You pass a source name and the directory path:
$kasago->import($source, $dir);
=head2 init
This created the tables needed by Kasago in the database. You only need run this
once. If you run this after initialisation, it will delete the index.
$kasago->init;
=head2 search
This searches the index for an individual token:
foreach my $token ($kasago->search('orange')){
print $token->source . "/"
. $token->file . "@"
. $token->col . ","
. $token->row . ": "
. $token->line . "\n";
}
=head2 search_merged
This searches the index for an individual token, but merges multiple
tokens on the same line together:
foreach my $hit ($kasago->search_merged($search)) {
print $hit->source . "/"
. $hit->file . "@"
. $hit->row . ": "
. $hit->line . "\n";
foreach my $token (@{ $hit->tokens }) {
print " @" . $token->col . ": " . $token->value . "\n";
}
}
=head2 search_more
This searches the index for tokens. "orange" would return all hits for orange,
"orange leon" would return all hits for both "orange" and "leon".

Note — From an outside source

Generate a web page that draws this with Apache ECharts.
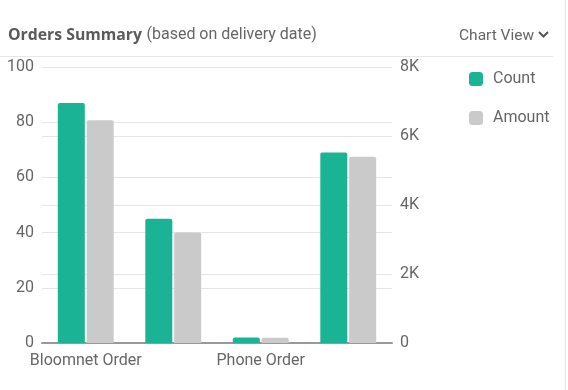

"orange -leon" shows all the hits for "orange" but without files that contain "leon",
"+orange +leon" returns hits in files that contain both "orange" and "leon":
foreach my $token ($kasago->search_more($search)) {
print $token->source . "/"
. $token->file . "@"
. $token->col . ","
. $token->row . ": "
. $token->line . "\n";
}
=head2 search_more_merged
This searches the index for tokens as search_more, but merges multiple
tokens on the same line together:
foreach my $hit ($kasago->search_more_merged($search)) {
print $hit->source . "/"
. $hit->file . "@"
. $hit->row . ": "
. $hit->line . "\n";
foreach my $token (@{ $hit->tokens }) {
print " @" . $token->col . ": " . $token->value . "\n";
}
}
=head2 sources
This returns a list of the sources currently indexed:
my @sources = $kasago->sources;
=head2 tokens
Given a source and a file, returns a list of the tokens indexed:
my @tokens = $kasago->tokens($source, $file);
=head1 AUTHOR
Leon Brocard <acme@astray.com>.
=head1 COPYRIGHT
Copyright (C) 2005, Leon Brocard
This module is free software; you can redistribute it or modify it
under the same terms as Perl itself.